‘1-2-3-4-day rule’: Initiating DOACs according to stroke severity may be the way to go

Jairia Dela Cruz
23 May 2022
‘1-2-3-4-day rule’: Initiating DOACs according to stroke severity may be the way to go

Following nonvalvular atrial fibrillation (NVAF)-associated stroke events, a graded increase in delay in direct oral anticoagulants (DOACs) initiation of between 1 and 4 days, depending on the severity of the index event, appears to be effective for recurrent stroke prevention and does not compromise safety both in Asians and Europeans, according to a recent study.

As compared with later DOAC initiation, early initiation by the so-called 1-2-3-4-day rule reduced the risk of the composite of recurrent stroke or systemic embolism (adjusted hazard ratio [aHR], 0.50, 95 percent confidence interval [CI], 0.27–0.89; p=0.019) and ischaemic stroke (IS; aHR, 0.54, 95 percent CI, 0.27–0.999; p=0.049) in Japanese populations. Based on the rule, DOACs were initiated within 1 day after transient ischaemic attack (TIA), within 2 days after mild IS, within 3 days after moderate IS, and within 4 days after severe IS. [Stroke 2022;53:1540-1549]

With regard to safety, there was no significant difference in the incidence of major bleeding between the early and late treatment groups (aHR, 0.81, 95 percent CI, 0.28–2.19; p=0.687).

The efficacy and safety data of the 1-2-3-4-day rule in Japanese patients were validated in an analysis involving European patients (n=2,036; early group n=547, late group n=1,489, median age 78 years, 51 percent women).

Discussing the results, the investigators said: “Both the risks of stroke/systemic embolism and IS were halved in the early group compared with the late group presumably because of the prevention of recurrent thromboembolism within the initial days.”

They also acknowledged the possibility that patients at high risk for both ischaemia and bleeding, who might not be the best candidates for early anticoagulation, might have been more commonly assigned to the late treatment group, although CHADS2-VASc and HAS-BLED scores were similar in the two groups.
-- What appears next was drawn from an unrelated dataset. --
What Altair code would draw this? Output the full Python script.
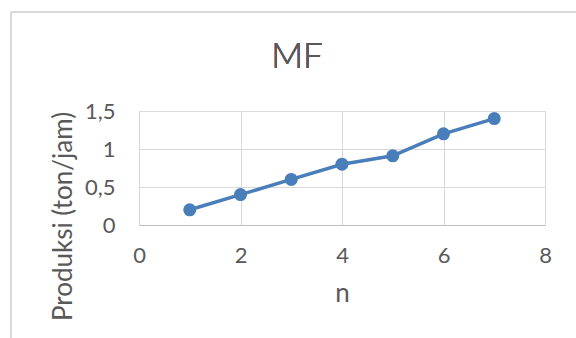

The current analysis included 1,797 patients (early group n=785; late group, 1,012) from two prospective registries in Japan, namely SAMURAI-NVAF (September 2011 to March 2014) and RELAXED (February 2014 to April 2016). The median age was 77 years, and 41 percent were women. DOACs were started at a median of 4 days after the index IS/TIA overall, 2 days after TIA, 3 days after mild IS, 4 days after moderate IS, and 5 days after severe IS.

The optimal timing

The current consensus for starting DOACs following NVAF-related acute IS/TIA is based on the ‘1-3-6-12-day rule,’ with graded increase in delay in anticoagulation of between 1 and 12 days after onset of IS/TIA and varying according to neurological severity. For example, it is recommended that DOAC treatment be initiated 12 days after onset of severe IS. [Eur Heart J 2016;37:2893-2962]

However, the investigators pointed out that the timings involved in the 1-3-6-12-day rule might be somewhat later than currently used in a real-world practical setting. Furthermore, there are pieces of evidence that indicate that early initiation of anticoagulation with DOACs lowers the risk of poor clinical outcomes compared with warfarin in practical clinical settings. [Ann Neurol 2019;85:823-834; J Thromb Thrombolysis 2019;47:292-300; JAMA Neurol 2019;76:1192-1202]

Then again, later DOAC initiation may be more practical for some patients, according to the investigators. This is especially true for those with cardiac thrombi on ultrasound, who require major surgical intervention, have haemorrhagic transformation, with neurological instability, who are older, and have uncontrolled blood pressure. [N Engl J Med 2009;361:1139-1151; N Engl J Med 2011;365:883–891; N Engl J Med 2011;365:981-992; N Engl J Med 2013;369:2093-2104]

The present ‘1-2-3-4-day rule’ can therefore work in the real-world clinical setting by careful selection of patients, excluding those who present with conditions that favour delayed initiation of DOACS, the investigators said. 

However, it goes without saying that before any changes to clinical practice or guidelines can be made, more randomized controlled trials should be conducted, they added.